File \AppData\Local\anaconda3\envs\napari\lib\site-packages\dask\array\overlap.py:693, in map_overlap(func, depth, boundary, trim, align_arrays, allow_rechunk, *args, **kwargs)
    690 if align_arrays:
    691     # Reverse unification order to allow block broadcasting
    692     inds = [list(reversed(range(x.ndim))) for x in args]
--> 693     _, args = unify_chunks(*list(concat(zip(args, inds))), warn=False)
    695 # Escape to map_blocks if depth is zero (a more efficient computation)
    696 if all([all(depth_val == 0 for depth_val in d.values()) for d in depth]):

File \AppData\Local\anaconda3\envs\napari\lib\site-packages\dask\array\core.py:3971, in unify_chunks(*args, **kwargs)
   3968     else:
   3969         nameinds.append((a, ind))
-> 3971 chunkss = broadcast_dimensions(nameinds, blockdim_dict, consolidate=common_blockdim)
   3972 nparts = math.prod(map(len, chunkss.values()))
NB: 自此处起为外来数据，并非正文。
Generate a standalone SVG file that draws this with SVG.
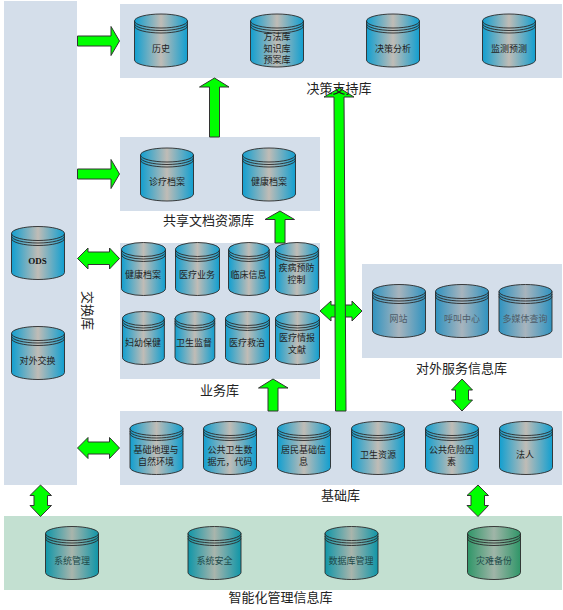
<svg xmlns="http://www.w3.org/2000/svg" width="563" height="610" viewBox="0 0 563 610">
<style>
.p{fill:#d4deea}
.pg{fill:#c3e0d1}
.lab{font-family:"Noto Sans CJK SC","Liberation Serif",serif;font-size:13px;fill:#222;text-anchor:middle}
.t{font-family:"Noto Sans CJK SC","Liberation Serif",serif;font-size:9px;fill:#222;text-anchor:middle}
.tf{fill:#4e5c68}
.tm{fill:#1e4a4a}
.ods{font-family:"Liberation Serif",serif;font-weight:bold;font-size:9px;fill:#111;text-anchor:middle}
.ar{fill:#00ff00;stroke:#333;stroke-width:1}
.s{stroke:#2a2a2a;stroke-width:.9;vector-effect:non-scaling-stroke}
.r{fill:none}
.fade .s{stroke:#3c4a55}
.mg .s{stroke:#1e4040}
</style>
<defs>
<linearGradient id="gb"><stop offset="0" stop-color="#119fd0"/><stop offset=".5" stop-color="#c0bcb6"/><stop offset="1" stop-color="#119fd0"/></linearGradient>
<linearGradient id="gf"><stop offset="0" stop-color="#2f93c0"/><stop offset=".5" stop-color="#a8b4bd"/><stop offset="1" stop-color="#2f93c0"/></linearGradient>
<linearGradient id="gt"><stop offset="0" stop-color="#0f96a8"/><stop offset=".5" stop-color="#a9b5ac"/><stop offset="1" stop-color="#0f96a8"/></linearGradient>
<linearGradient id="gg"><stop offset="0" stop-color="#2f9668"/><stop offset=".5" stop-color="#a0b5a8"/><stop offset="1" stop-color="#2f9668"/></linearGradient>
<g id="cyl">
<path class="s" d="M0 7V46A26.5 7 0 0 0 53 46V7A26.5 7 0 0 0 0 7Z" fill="inherit"/>
<path class="s r" d="M0 7A26.5 7 0 0 0 53 7M0 9.500A26.5 7 0 0 0 53 9.500M0 12A26.5 7 0 0 0 53 12"/>
</g>
</defs>

<g id="panels">
<rect class="p" x="4" y="1" width="73" height="484"/>
<rect class="p" x="120" y="4" width="442" height="74"/>
<rect class="p" x="120" y="137" width="200" height="74"/>
<rect class="p" x="120" y="243" width="200" height="136"/>
<rect class="p" x="362" y="264" width="200" height="94"/>
<rect class="p" x="120" y="411" width="442" height="74"/>
<rect class="pg" x="4" y="516" width="558" height="74"/>
</g>

<g id="connectors">
<path class="ar" d="M77.5 36H111V26.5L119.5 41L111 55.5V46H77.5Z"/>
<path class="ar" d="M77.5 169H111V159.5L119.5 174L111 188.5V179H77.5Z"/>
<path class="ar" d="M209.5 137V87H199.5L214.5 78L229 87H219.5V137Z"/>
<path class="ar" d="M275 243V219.5H265L280 211L294.5 219.5H285V243Z"/>
<path class="ar" d="M268 411V388H258.5L273 379L288 388H278V411Z"/>
<path class="ar" d="M77.5 258.5L88 248V252H109.5V248L119.5 258.5L109.5 269V264.5H88V269Z"/>
<path class="ar" d="M77.5 448L88 437.5V442H109.5V437.5L119.5 448L109.5 458.5V454H88V458.5Z"/>
<path class="ar" d="M320 311L331 301V305H352V301L362 311L352 321V317H331V321Z"/>
<path class="ar" d="M40.5 485L51.5 495.5H47.5V505.5H51.5L40.5 516.5L30 505.5H34V495.5H30Z"/>
<path class="ar" d="M462 379L472.5 390H468.5V400H472.5L462 411L451.5 400H455.5V390H451.5Z"/>
<path class="ar" d="M478 485L488.5 495.5H484.5V505.5H488.5L478 516.5L467 505.5H471V495.5H467Z"/>
<path class="ar" d="M335.5 411L334 97H324L339.5 88L354 97H344L346 411Z"/>
</g>

<g id="n-lishi" fill="url(#gb)"><use href="#cyl" transform="translate(134.5 14)"/><text class="t" x="161" y="51.500">历史</text></g>
<g id="n-fangfa" fill="url(#gb)"><use href="#cyl" transform="translate(250.5 14)"/><text class="t" x="277" y="39.500">方法库</text><text class="t" x="277" y="51.500">知识库</text><text class="t" x="277" y="63">预案库</text></g>
<g id="n-juece" fill="url(#gb)"><use href="#cyl" transform="translate(366.500 14)"/><text class="t" x="393" y="51.500">决策分析</text></g>
<g id="n-jiance" fill="url(#gb)"><use href="#cyl" transform="translate(482.500 14)"/><text class="t" x="509" y="51.500">监测预测</text></g>

<g id="n-zhenliao" fill="url(#gb)"><use href="#cyl" transform="translate(140.500 148)"/><text class="t" x="167" y="185">诊疗档案</text></g>
<g id="n-jiankang" fill="url(#gb)"><use href="#cyl" transform="translate(242.500 148)"/><text class="t" x="269" y="185">健康档案</text></g>

<g id="n-ods" fill="url(#gb)"><use href="#cyl" transform="translate(11.500 226.500)"/><text class="ods" x="37.500" y="263.500">ODS</text></g>
<g id="n-duiwai" fill="url(#gb)"><use href="#cyl" transform="translate(11.500 326.500)"/><text class="t" x="37.500" y="364">对外交换</text></g>

<g id="n-b1" fill="url(#gb)"><use href="#cyl" transform="translate(121.500 242.500) scale(.83 1)"/><text class="t" x="143" y="278">健康档案</text></g>
<g id="n-b2" fill="url(#gb)"><use href="#cyl" transform="translate(175.500 242.500) scale(.83 1)"/><text class="t" x="197" y="278">医疗业务</text></g>
<g id="n-b3" fill="url(#gb)"><use href="#cyl" transform="translate(228.500 242.500) scale(.77 1)"/><text class="t" x="248.500" y="278">临床信息</text></g>
<g id="n-b4" fill="url(#gb)"><use href="#cyl" transform="translate(275.500 242.500) scale(.81 1)"/><text class="t" x="296.500" y="271">疾病预防</text><text class="t" x="296.500" y="283">控制</text></g>
<g id="n-b5" fill="url(#gb)"><use href="#cyl" transform="translate(122.500 311.500) scale(.79 1)"/><text class="t" x="143" y="346">妇幼保健</text></g>
<g id="n-b6" fill="url(#gb)"><use href="#cyl" transform="translate(175 311.500) scale(.75 1)"/><text class="t" x="194" y="346">卫生监督</text></g>
<g id="n-b7" fill="url(#gb)"><use href="#cyl" transform="translate(225.500 311.500) scale(.83 1)"/><text class="t" x="247" y="346">医疗救治</text></g>
<g id="n-b8" fill="url(#gb)"><use href="#cyl" transform="translate(275.500 311.500) scale(.83 1)"/><text class="t" x="297" y="340.500">医疗情报</text><text class="t" x="297" y="352.500">文献</text></g>

<g id="n-wangzhan" class="fade" fill="url(#gf)"><use href="#cyl" transform="translate(372.500 284.500)"/><text class="t tf" x="398.500" y="321.500">网站</text></g>
<g id="n-hujiao" class="fade" fill="url(#gf)"><use href="#cyl" transform="translate(435.500 284.500)"/><text class="t tf" x="462" y="321.500">呼叫中心</text></g>
<g id="n-duomeiti" class="fade" fill="url(#gf)"><use href="#cyl" transform="translate(499 284.500)"/><text class="t tf" x="525" y="321.500">多媒体查询</text></g>

<g id="n-j1" fill="url(#gb)"><use href="#cyl" transform="translate(130 421.500)"/><text class="t" x="156" y="452.500">基础地理与</text><text class="t" x="156" y="464.500">自然环境</text></g>
<g id="n-j2" fill="url(#gb)"><use href="#cyl" transform="translate(203.500 421.500)"/><text class="t" x="230" y="452.500">公共卫生数</text><text class="t" x="230" y="464.500">据元，代码</text></g>
<g id="n-j3" fill="url(#gb)"><use href="#cyl" transform="translate(277.500 421.500)"/><text class="t" x="303.500" y="452.500">居民基础信</text><text class="t" x="303.500" y="464.500">息</text></g>
<g id="n-j4" fill="url(#gb)"><use href="#cyl" transform="translate(351.500 421.500)"/><text class="t" x="378" y="458">卫生资源</text></g>
<g id="n-j5" fill="url(#gb)"><use href="#cyl" transform="translate(425.500 421.500)"/><text class="t" x="451.500" y="452.500">公共危险因</text><text class="t" x="451.500" y="464.500">素</text></g>
<g id="n-j6" fill="url(#gb)"><use href="#cyl" transform="translate(499.500 421.500)"/><text class="t" x="525" y="458">法人</text></g>

<g id="n-m1" class="mg" fill="url(#gt)"><use href="#cyl" transform="translate(45.500 526.500)"/><text class="t tm" x="72" y="564">系统管理</text></g>
<g id="n-m2" class="mg" fill="url(#gt)"><use href="#cyl" transform="translate(188 526.500)"/><text class="t tm" x="214.500" y="564">系统安全</text></g>
<g id="n-m3" class="mg" fill="url(#gt)"><use href="#cyl" transform="translate(325 526.500)"/><text class="t tm" x="351" y="564">数据库管理</text></g>
<g id="n-m4" class="mg" fill="url(#gg)"><use href="#cyl" transform="translate(467.500 526.500)"/><text class="t tm" x="494" y="564">灾难备份</text></g>

<g id="labels">
<text class="lab" x="339" y="92.500">决策支持库</text>
<text class="lab" x="208.500" y="225">共享文档资源库</text>
<text class="lab" transform="translate(87 310.500) rotate(90)" y="4.500">交换库</text>
<text class="lab" x="219.500" y="395">业务库</text>
<text class="lab" x="461.500" y="373">对外服务信息库</text>
<text class="lab" x="340.500" y="500">基础库</text>
<text class="lab" x="280.500" y="602">智能化管理信息库</text>
</g>
</svg>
   3974 if warn and nparts and nparts >= max_parts * 10:

File \AppData\Local\anaconda3\envs\napari\lib\site-packages\dask\blockwise.py:1467, in broadcast_dimensions(argpairs, numblocks, sentinels, consolidate)
   1464 g2 = {k: v - set(sentinels) if len(v) > 1 else v for k, v in g.items()}
...
   3883 # burned through all of the chunk tuples.
   3884 # For efficiency's sake we reverse the lists so that we can pop off the end
   3885 rchunks = [list(ntd)[::-1] for ntd in non_trivial_dims]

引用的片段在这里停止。